QUEST (On camera): Are you replacing the rail or it is just the sleeve (ph)

UNIDENTIFIED MALE: The rail needs to be changed as well, that's new rail. So all the rails are changed, we put a new design into the tracks to make sure the trains run a lot smoother, and get the longevity out of the tracks. Without it, there won't be no future for The Tube.

QUEST (voice over): In total 650 kilometers of track will be replaced across the network. It will cost in excess of $22 billion over the next 8 years.

(On camera): Transport for London is concerned that commuters don't really understand the work that is taking place every night. So, they have created these posters across The Tube network.

When you hear commuters complaining does it annoy you?

UNIDENTIFIED MALE: People will moan no matter what in life, that's London for you, you know? If we could take them all down hand by hand and show them exactly what we do over night time, then they'll have a bit more sympathy towards what we do. And what we are doing is we're building the system for them. We spend thousands and thousands of hours down here every year, with hardly any interruptions to traffic.

QUEST (voice over): Think of these tunnels as the arteries, through which the economic lifeblood of London pulsates, every day.

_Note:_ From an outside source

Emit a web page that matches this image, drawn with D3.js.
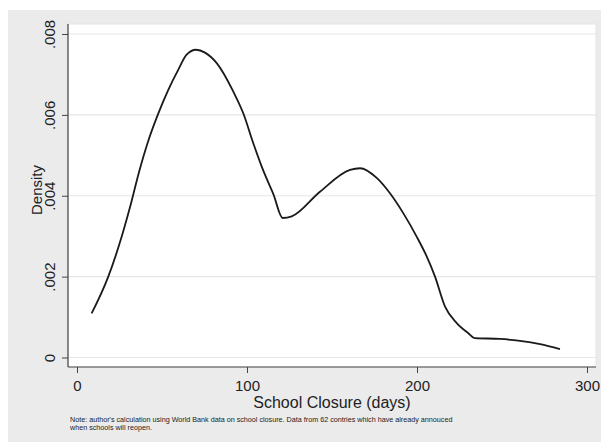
<!DOCTYPE html>
<html><head><meta charset="utf-8">
<script src="https://cdn.jsdelivr.net/npm/d3@7"></script>
<style>body{margin:0;background:#fff;} svg{display:block;}</style>
</head><body>
<svg id="c" width="601" height="442"></svg>
<script>
const days = [8.6,18.4,26.3,31.2,36.5,42.1,47.5,53.7,59.6,64.5,70.0,75.3,82.2,91.9,97.8,103.7,109.6,115.5,121.0,126.3,142.9,160.6,166.5,176.3,184.1,191.9,199.8,205.7,210.6,216.5,223.4,230.2,234.1,248.8,260.6,272.4,284.1];
const density = [0.00109,0.00200,0.00299,0.00372,0.00459,0.00538,0.00600,0.00662,0.00712,0.00749,0.00761,0.00754,0.00728,0.00658,0.00604,0.00530,0.00462,0.00404,0.00345,0.00349,0.00410,0.00464,0.00468,0.00444,0.00406,0.00357,0.00299,0.00250,0.00200,0.00126,0.00085,0.00060,0.00048,0.00046,0.00041,0.00033,0.00021];
const xTicks = [0,100,200,300];
const yTicks = [0,0.002,0.004,0.006,0.008];
const yTickLabels = ["0",".002",".004",".006",".008"];
const xTitle = "School Closure (days)";
const yTitle = "Density";
const note1 = "Note: author's calculation using World Bank data on school closure. Data from 62 contries which have already annouced";
const note2 = "when schools will reopen.";

const svg = d3.select("#c");
const font = "'Liberation Sans', Arial, sans-serif";
svg.append("rect").attr("x",8).attr("y",10).attr("width",593).attr("height",432).attr("fill","#ebebeb");
const pl = {l:68, t:24, r:596, b:367};
svg.append("rect").attr("x",pl.l).attr("y",pl.t).attr("width",pl.r-pl.l).attr("height",pl.b-pl.t).attr("fill","#fff").attr("stroke","#e4e4e4");

const x = d3.scaleLinear().domain([0,300]).range([77,587]);
const y = d3.scaleLinear().domain([0,0.008]).range([357.5,34]);

// gridlines
svg.append("g").selectAll("line").data(yTicks).join("line")
  .attr("x1",pl.l).attr("x2",pl.r).attr("y1",d=>y(d)).attr("y2",d=>y(d))
  .attr("stroke","#e6e6e6").attr("stroke-width",1.2);

// y axis
const ya = svg.append("g").attr("transform",`translate(${pl.l},0)`)
  .call(d3.axisLeft(y).tickValues(yTicks).tickFormat((d,i)=>yTickLabels[i]).tickSize(6));
ya.select(".domain").attr("d",`M0,${pl.t}V${pl.b}`).attr("stroke","#444").attr("stroke-width",1.2);
ya.selectAll(".tick line").attr("stroke","#444");
ya.selectAll(".tick text").attr("font-family",font).attr("font-size",15).attr("fill","#222")
  .attr("text-anchor","middle").attr("dominant-baseline","middle")
  .attr("x",0).attr("y",0).attr("dy",null)
  .attr("transform","translate(-17,0) rotate(-90)");

// x axis
const xa = svg.append("g").attr("transform",`translate(0,${pl.b})`)
  .call(d3.axisBottom(x).tickValues(xTicks).tickSize(6).tickPadding(7));
xa.select(".domain").attr("d",`M${pl.l},0H${pl.r}`).attr("stroke","#444").attr("stroke-width",1.2);
xa.selectAll(".tick line").attr("stroke","#444");
xa.selectAll(".tick text").attr("font-family",font).attr("font-size",15).attr("fill","#222");

// titles
svg.append("text").attr("x",332).attr("y",408).attr("text-anchor","middle").attr("font-family",font).attr("font-size",16).attr("fill","#222").text(xTitle);
svg.append("text").attr("transform","translate(42,190) rotate(-90)").attr("text-anchor","middle").attr("font-family",font).attr("font-size",15).attr("fill","#222").text(yTitle);
svg.append("text").attr("x",70).attr("y",421.5).attr("font-family",font).attr("font-size",7.2).attr("fill","#222").text(note1);
svg.append("text").attr("x",70).attr("y",429.5).attr("font-family",font).attr("font-size",7.2).attr("fill","#222").text(note2);

// curve
const pts = days.map((d,i)=>[d,density[i]]);
svg.append("path").datum(pts).attr("fill","none").attr("stroke","#1a1a1a").attr("stroke-width",1.8).attr("stroke-linejoin","round")
  .attr("d",d3.line().x(d=>x(d[0])).y(d=>y(d[1])).curve(d3.curveMonotoneX));
</script>
</body></html>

They have become clogged, they're worn, tired and old. Now, think of those men and women up there as the surgeons and doctors cutting away, renewing, taking out the old, putting in the new.

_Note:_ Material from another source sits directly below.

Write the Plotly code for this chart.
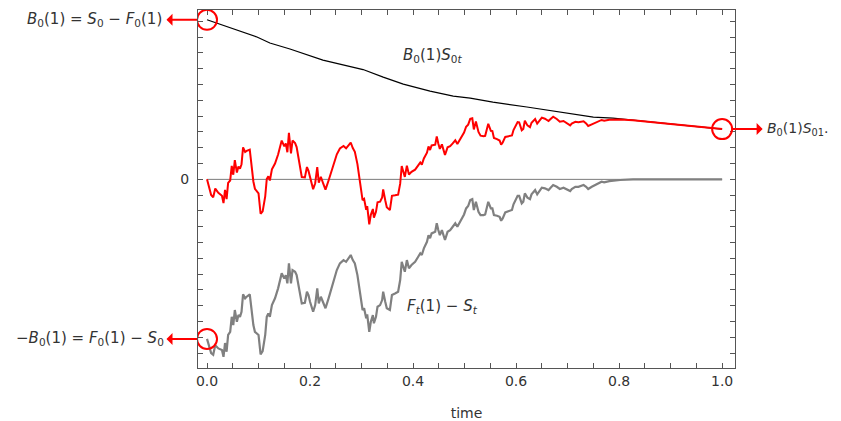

Tell me what happens now, because time is getting tight.

UNIDENTIFIED MALE: Well, I mean, at the moment the track would be lowered now, they are getting themselves ready to start pouring concrete. We are on schedule for the train to pass through.

QUEST: And at what time will you start to tell people to leave?

UNIDENTIFIED MALE: We have to be out of the station by half-past 4:00.

QUEST: You going to make it?

UNIDENTIFIED MALE: Easy.

QUEST (voice over): It's pretty hard to believe that within an hour and a half all this will be cleared away, and trains will be running on the track again.

UNIDENTIFIED MALE: Perfect, it's all perfect. It is all good.

QUEST: High up above, London will soon be waking up, just as we are heading home to bed. The night crew that's worked underground, overnight is finished for tonight at least. Sometimes a transport system is so ingrained into the fabric of the city, it just isn't possible to rebuild it and start again from scratch. The Tube keeps London moving only with constant care and attention, usually after dark. It is something I'll think about next time I'm going from A to B.

(END VIDEOTAPE)

QUEST: Waste energy, the purpose of a plant being built right now, outside London.

(BEGIN VIDEO CLIP)

UNIDENTIFIED MALE: There is a lot of hope in the concept of waste to energy, or waste to new materials, because we have solutions that will allow us derive a lot of energy from what we consider today, as waste. And all the parts of society stand to win in the future from this kind of solution.

(END VIDEO CLIP)

QUEST: Our "Future Cities" will be visiting cities around the world. We might be coming to yours.

And that is QUEST MEANS BUSINESS for tonight. I'm Richard Quest in London. Whatever you are up to in the hours ahead, I hope it is profitable. "WORLD ONE" is after the break.